Engineering Rice Husk into a High-Performance Electrode Material through an Ecofriendly Process and Assessing Its Application for Lithium-Ion Sulfur Batteries

Huang, Sheng-Siang, Tung, Mai Thanh, Huynh, Chinh Dang, Hwang, Bing-Joe, Bieker, Peter Maria, Fang, Chia-Chen, Wu, Nae-Lih
ACS sustainable chemistry & engineering 2019 v.7 no.8 pp. 7851-7861
anodes, coatings, lithium batteries, nanoparticles, polymers, pyrolysis, rice hulls, silica, sulfur, surface area, temperature
High-capacity and cycle-stable SiOₓ/C composite anodes for Li-ion batteries (LIBs) were synthesized from rice husk (RH) using an ecofriendly, one-step pyrolysis process that takes full advantage of both the silica and organic components of RH. The process–property–performance relationship for this process was investigated.
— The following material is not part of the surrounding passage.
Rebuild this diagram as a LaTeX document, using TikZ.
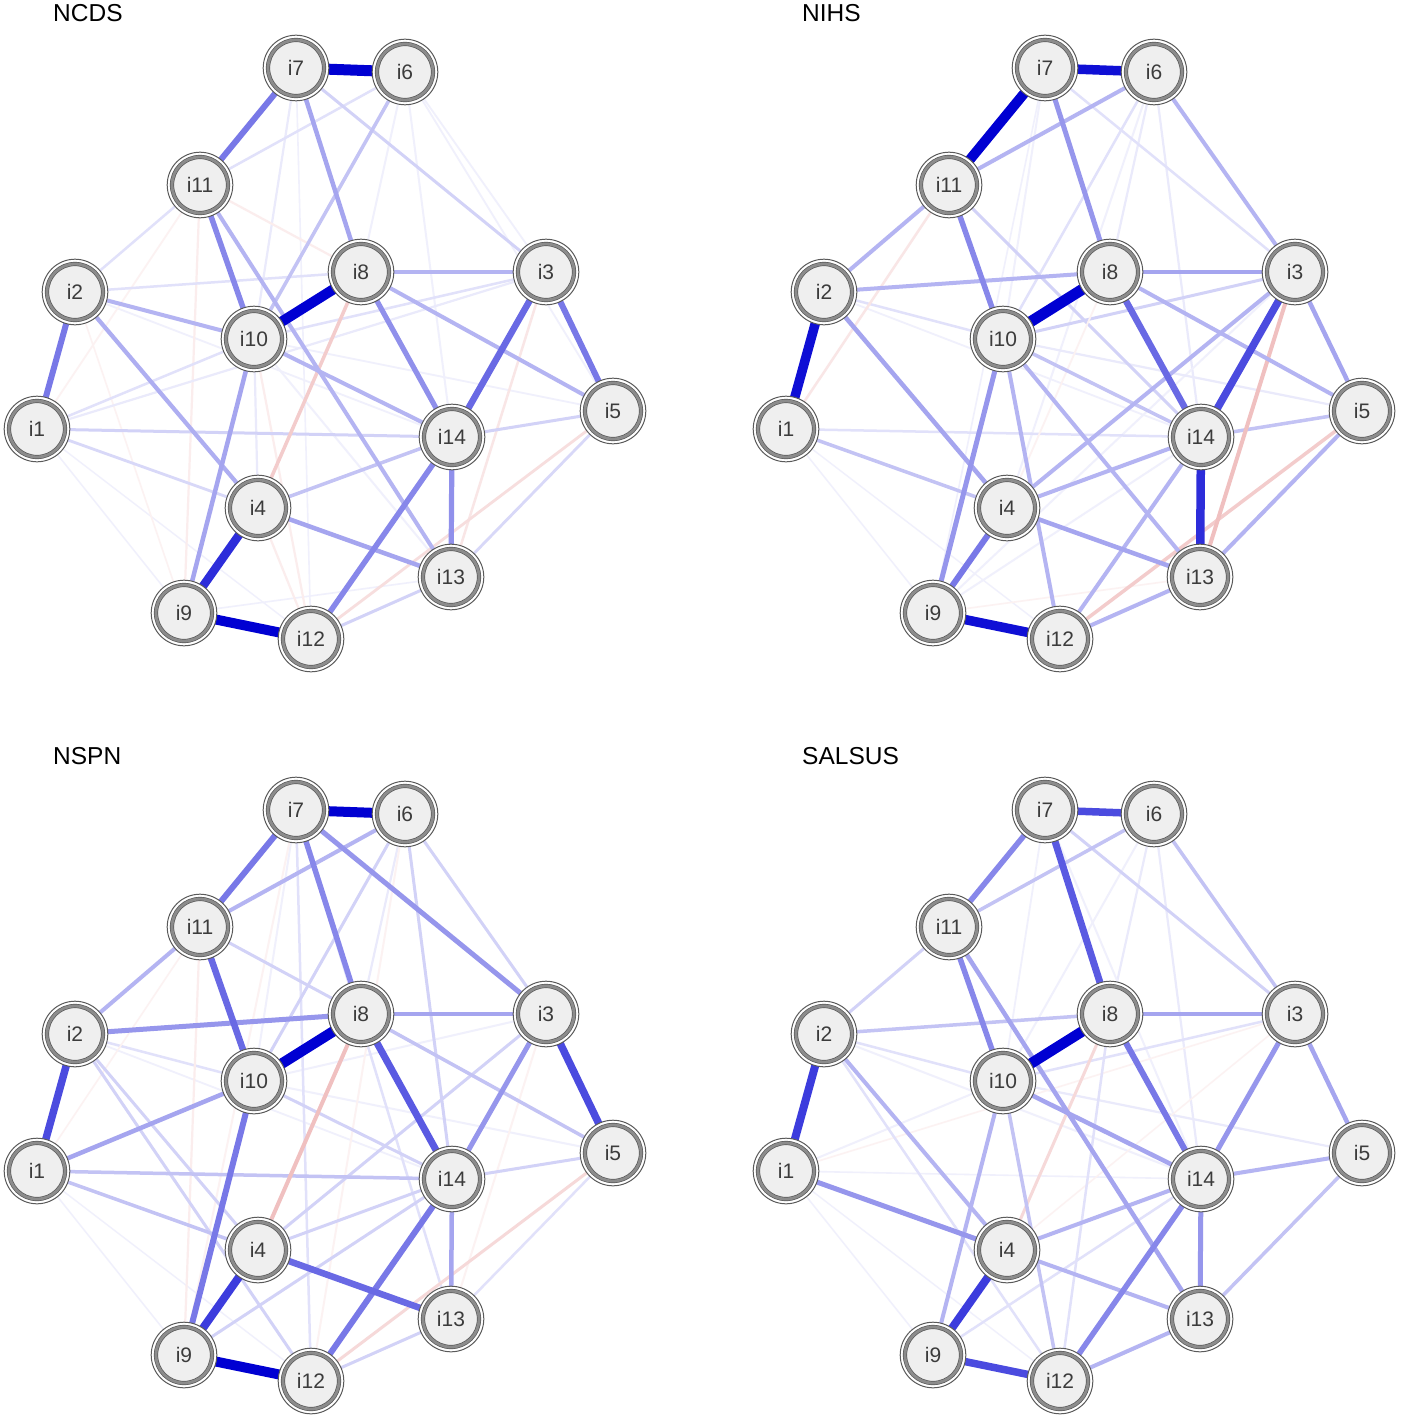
\documentclass[tikz,border=0pt]{standalone}
\usepackage{fontspec}
\setmainfont{Liberation Sans}
\pgfdeclarelayer{bglayer}
\pgfdeclarelayer{edgelayer}
\pgfsetlayers{bglayer,edgelayer,main}
\definecolor{posblue}{RGB}{0,0,210}
\definecolor{negred}{RGB}{205,40,40}
\definecolor{nodefill}{RGB}{239,239,239}
\definecolor{ringdark}{RGB}{90,90,90}
\definecolor{ringgray}{RGB}{140,140,140}
\definecolor{labelgray}{RGB}{60,60,60}
\tikzset{
  itemnode/.style={circle, minimum size=56pt, inner sep=0pt, fill=nodefill,
    draw=ringdark, line width=0.7pt, double=ringgray, double distance=2.8pt,
    font=\fontsize{21}{21}\selectfont, text=labelgray},
  outerring/.style={draw=ringdark, line width=1pt, fill=white},
  paneltitle/.style={anchor=base west, font=\fontsize{24.5}{24.5}\selectfont, text=black, inner sep=0pt},
}
\newcommand{\mkpanel}[4]{%
  \node[paneltitle] (#1-title) at (53+#2,22+#3) {#4};
  \foreach \n/\x/\y in {i7/296/68,i6/405/72,i11/200/185,i8/361/272,i3/546/272,i2/75/292,i10/254/339,i1/37/429,i5/613/411,i14/452/437,i4/258/508,i13/451/577,i9/184/613,i12/311/639}{%
    \path[outerring] (\x+#2,\y+#3) circle (32.8);
    \node[itemnode] (#1-\n) at (\x+#2,\y+#3) {\n};
  }%
}
\newcommand{\Pe}[4]{%
  \pgfmathsetmacro\pct{min(100,max(6,118*#4-6))}%
  \pgfmathsetmacro\lw{1+10*#4}%
  \begin{pgfonlayer}{edgelayer}
  \draw[line width=\lw pt, color=posblue!\pct!white] (#1-#2) -- (#1-#3);
  \end{pgfonlayer}}
\newcommand{\Ne}[4]{%
  \pgfmathsetmacro\pct{min(100,max(6,118*#4-6))}%
  \pgfmathsetmacro\lw{1+10*#4}%
  \begin{pgfonlayer}{edgelayer}
  \draw[line width=\lw pt, color=negred!\pct!white] (#1-#2) -- (#1-#3);
  \end{pgfonlayer}}
\begin{document}
\begin{tikzpicture}[x=1pt,y=-1pt]
\begin{pgfonlayer}{bglayer}
\fill[white] (0,0) rectangle (1400,1418);
\end{pgfonlayer}
\useasboundingbox (0,0) rectangle (1400,1418);
\mkpanel{A}{0}{0}{NCDS}
\mkpanel{B}{749}{0}{NIHS}
\mkpanel{C}{0}{742}{NSPN}
\mkpanel{D}{749}{742}{SALSUS}
% ---------------- NCDS ----------------
\Pe{A}{i1}{i12}{0.04}
\Pe{A}{i1}{i9}{0.05}
\Pe{A}{i6}{i5}{0.08}
\Pe{A}{i6}{i14}{0.1}
\Pe{A}{i6}{i8}{0.1}
\Pe{A}{i7}{i10}{0.12}
\Pe{A}{i7}{i12}{0.06}
\Pe{A}{i6}{i3}{0.08}
\Pe{A}{i2}{i14}{0.08}
\Pe{A}{i10}{i5}{0.08}
\Pe{A}{i9}{i13}{0.06}
\Pe{A}{i4}{i10}{0.12}
\Pe{A}{i10}{i13}{0.1}
\Ne{A}{i11}{i1}{0.08}
\Ne{A}{i11}{i9}{0.12}
\Ne{A}{i11}{i8}{0.12}
\Ne{A}{i10}{i12}{0.12}
\Ne{A}{i4}{i12}{0.12}
\Ne{A}{i2}{i9}{0.06}
\Ne{A}{i3}{i13}{0.15}
\Ne{A}{i5}{i12}{0.18}
\Pe{A}{i2}{i11}{0.15}
\Pe{A}{i2}{i8}{0.15}
\Pe{A}{i1}{i10}{0.15}
\Pe{A}{i1}{i3}{0.12}
\Pe{A}{i6}{i11}{0.15}
\Pe{A}{i7}{i3}{0.2}
\Pe{A}{i3}{i10}{0.15}
\Pe{A}{i5}{i13}{0.18}
\Pe{A}{i12}{i13}{0.2}
\Pe{A}{i1}{i4}{0.18}
\Pe{A}{i14}{i5}{0.2}
\Pe{A}{i1}{i14}{0.2}
\Pe{A}{i6}{i10}{0.25}
\Pe{A}{i4}{i14}{0.25}
\Ne{A}{i8}{i4}{0.25}
\Pe{A}{i8}{i3}{0.3}
\Pe{A}{i8}{i5}{0.3}
\Pe{A}{i10}{i14}{0.3}
\Pe{A}{i11}{i13}{0.3}
\Pe{A}{i2}{i10}{0.3}
\Pe{A}{i2}{i4}{0.32}
\Pe{A}{i4}{i13}{0.35}
\Pe{A}{i10}{i9}{0.35}
\Pe{A}{i7}{i8}{0.35}
\Pe{A}{i8}{i14}{0.42}
\Pe{A}{i14}{i13}{0.42}
\Pe{A}{i14}{i12}{0.45}
\Pe{A}{i11}{i10}{0.45}
\Pe{A}{i2}{i1}{0.5}
\Pe{A}{i3}{i5}{0.5}
\Pe{A}{i7}{i11}{0.5}
\Pe{A}{i3}{i14}{0.55}
\Pe{A}{i4}{i9}{0.75}
\Pe{A}{i9}{i12}{0.9}
\Pe{A}{i8}{i10}{0.92}
\Pe{A}{i7}{i6}{1.0}
% ---------------- NIHS ----------------
\Pe{B}{i1}{i12}{0.04}
\Pe{B}{i1}{i9}{0.05}
\Pe{B}{i6}{i8}{0.12}
\Pe{B}{i6}{i10}{0.15}
\Pe{B}{i6}{i4}{0.1}
\Pe{B}{i6}{i14}{0.12}
\Pe{B}{i7}{i10}{0.1}
\Pe{B}{i7}{i3}{0.15}
\Pe{B}{i7}{i9}{0.06}
\Pe{B}{i9}{i14}{0.1}
\Pe{B}{i9}{i3}{0.1}
\Pe{B}{i10}{i5}{0.12}
\Pe{B}{i2}{i14}{0.08}
\Pe{B}{i2}{i10}{0.15}
\Pe{B}{i1}{i14}{0.15}
\Pe{B}{i10}{i3}{0.2}
\Pe{B}{i11}{i14}{0.2}
\Ne{B}{i11}{i1}{0.15}
\Ne{B}{i8}{i4}{0.08}
\Ne{B}{i9}{i13}{0.06}
\Pe{B}{i1}{i4}{0.25}
\Pe{B}{i10}{i14}{0.25}
\Pe{B}{i14}{i5}{0.25}
\Ne{B}{i5}{i12}{0.25}
\Ne{B}{i3}{i13}{0.3}
\Pe{B}{i2}{i8}{0.3}
\Pe{B}{i2}{i11}{0.3}
\Pe{B}{i6}{i11}{0.3}
\Pe{B}{i6}{i3}{0.3}
\Pe{B}{i8}{i5}{0.3}
\Pe{B}{i4}{i3}{0.3}
\Pe{B}{i4}{i14}{0.3}
\Pe{B}{i10}{i13}{0.3}
\Pe{B}{i10}{i12}{0.3}
\Pe{B}{i12}{i14}{0.3}
\Pe{B}{i12}{i13}{0.3}
\Pe{B}{i13}{i5}{0.3}
\Pe{B}{i8}{i3}{0.35}
\Pe{B}{i2}{i4}{0.35}
\Pe{B}{i3}{i5}{0.35}
\Pe{B}{i4}{i13}{0.35}
\Pe{B}{i7}{i8}{0.4}
\Pe{B}{i10}{i9}{0.4}
\Pe{B}{i11}{i10}{0.45}
\Pe{B}{i4}{i9}{0.5}
\Pe{B}{i8}{i14}{0.55}
\Pe{B}{i3}{i14}{0.65}
\Pe{B}{i14}{i13}{0.75}
\Pe{B}{i7}{i6}{0.85}
\Pe{B}{i9}{i12}{0.85}
\Pe{B}{i2}{i1}{0.85}
\Pe{B}{i7}{i11}{0.9}
\Pe{B}{i8}{i10}{1.0}
% ---------------- NSPN ----------------
\Pe{C}{i1}{i12}{0.04}
\Pe{C}{i1}{i9}{0.05}
\Pe{C}{i6}{i8}{0.12}
\Pe{C}{i7}{i10}{0.1}
\Pe{C}{i2}{i10}{0.15}
\Pe{C}{i2}{i14}{0.08}
\Pe{C}{i10}{i5}{0.1}
\Pe{C}{i10}{i3}{0.1}
\Ne{C}{i11}{i9}{0.12}
\Ne{C}{i7}{i9}{0.1}
\Ne{C}{i6}{i12}{0.1}
\Ne{C}{i3}{i13}{0.1}
\Ne{C}{i1}{i11}{0.06}
\Pe{C}{i7}{i13}{0.15}
\Pe{C}{i7}{i12}{0.15}
\Pe{C}{i13}{i5}{0.15}
\Pe{C}{i6}{i3}{0.2}
\Pe{C}{i6}{i14}{0.2}
\Pe{C}{i6}{i10}{0.2}
\Pe{C}{i14}{i5}{0.2}
\Pe{C}{i4}{i14}{0.2}
\Pe{C}{i3}{i4}{0.2}
\Pe{C}{i9}{i14}{0.2}
\Pe{C}{i11}{i8}{0.2}
\Pe{C}{i12}{i13}{0.2}
\Pe{C}{i10}{i14}{0.2}
\Pe{C}{i2}{i4}{0.2}
\Pe{C}{i2}{i12}{0.2}
\Ne{C}{i5}{i12}{0.2}
\Pe{C}{i1}{i14}{0.25}
\Pe{C}{i1}{i4}{0.25}
\Pe{C}{i8}{i5}{0.25}
\Ne{C}{i8}{i4}{0.3}
\Pe{C}{i6}{i11}{0.3}
\Pe{C}{i2}{i11}{0.3}
\Pe{C}{i10}{i1}{0.35}
\Pe{C}{i14}{i13}{0.35}
\Pe{C}{i8}{i3}{0.35}
\Pe{C}{i7}{i3}{0.4}
\Pe{C}{i2}{i8}{0.4}
\Pe{C}{i3}{i14}{0.4}
\Pe{C}{i7}{i8}{0.45}
\Pe{C}{i7}{i11}{0.5}
\Pe{C}{i10}{i9}{0.5}
\Pe{C}{i14}{i12}{0.5}
\Pe{C}{i11}{i10}{0.55}
\Pe{C}{i4}{i13}{0.55}
\Pe{C}{i8}{i14}{0.6}
\Pe{C}{i2}{i1}{0.65}
\Pe{C}{i3}{i5}{0.65}
\Pe{C}{i4}{i9}{0.7}
\Pe{C}{i7}{i6}{0.9}
\Pe{C}{i9}{i12}{0.9}
\Pe{C}{i8}{i10}{0.95}
% ---------------- SALSUS ----------------
\Pe{D}{i1}{i12}{0.04}
\Pe{D}{i1}{i9}{0.05}
\Pe{D}{i1}{i14}{0.06}
\Pe{D}{i6}{i8}{0.12}
\Pe{D}{i6}{i10}{0.1}
\Pe{D}{i6}{i14}{0.12}
\Pe{D}{i7}{i10}{0.08}
\Pe{D}{i7}{i14}{0.1}
\Pe{D}{i10}{i5}{0.12}
\Pe{D}{i2}{i14}{0.1}
\Pe{D}{i1}{i10}{0.1}
\Ne{D}{i1}{i3}{0.06}
\Ne{D}{i4}{i3}{0.05}
\Pe{D}{i2}{i10}{0.15}
\Pe{D}{i9}{i14}{0.15}
\Pe{D}{i3}{i10}{0.15}
\Pe{D}{i2}{i11}{0.2}
\Pe{D}{i7}{i3}{0.2}
\Pe{D}{i2}{i12}{0.15}
\Pe{D}{i8}{i12}{0.15}
\Ne{D}{i8}{i4}{0.2}
\Pe{D}{i6}{i11}{0.25}
\Pe{D}{i6}{i3}{0.25}
\Pe{D}{i2}{i8}{0.25}
\Pe{D}{i13}{i5}{0.25}
\Pe{D}{i10}{i12}{0.25}
\Pe{D}{i14}{i5}{0.3}
\Pe{D}{i4}{i14}{0.3}
\Pe{D}{i4}{i13}{0.3}
\Pe{D}{i12}{i13}{0.3}
\Pe{D}{i2}{i4}{0.3}
\Pe{D}{i10}{i9}{0.3}
\Pe{D}{i11}{i13}{0.35}
\Pe{D}{i10}{i14}{0.35}
\Pe{D}{i8}{i3}{0.35}
\Pe{D}{i3}{i5}{0.35}
\Pe{D}{i3}{i14}{0.4}
\Pe{D}{i14}{i13}{0.4}
\Pe{D}{i1}{i4}{0.4}
\Pe{D}{i11}{i10}{0.45}
\Pe{D}{i7}{i11}{0.45}
\Pe{D}{i14}{i12}{0.45}
\Pe{D}{i8}{i14}{0.5}
\Pe{D}{i7}{i8}{0.6}
\Pe{D}{i7}{i6}{0.65}
\Pe{D}{i9}{i12}{0.65}
\Pe{D}{i4}{i9}{0.7}
\Pe{D}{i2}{i1}{0.7}
\Pe{D}{i8}{i10}{0.95}
\end{tikzpicture}
\end{document}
Pyrolysis of RH at a sufficiently high temperature (1000 °C) results in a C scaffold with a low surface area, high electronic conductivity, and embedded SiOₓ nanoparticles that are highly active toward lithiation, enabling high rate capability along with outstanding cycle stability for LIB applications. A SiOₓ/C anode delivering a specific capacity of 654 mAh g–¹ and retaining 88% capacity (99.8% CE) after 1000 cycles was demonstrated. Higher capacities, up to 920 mAh g–¹, can be achieved by adding a Si-containing polymer coating on RH prior to pyrolysis. The SiOₓ/C anodes demonstrated considerable promise for Li metal-free Li-ion sulfur batteries.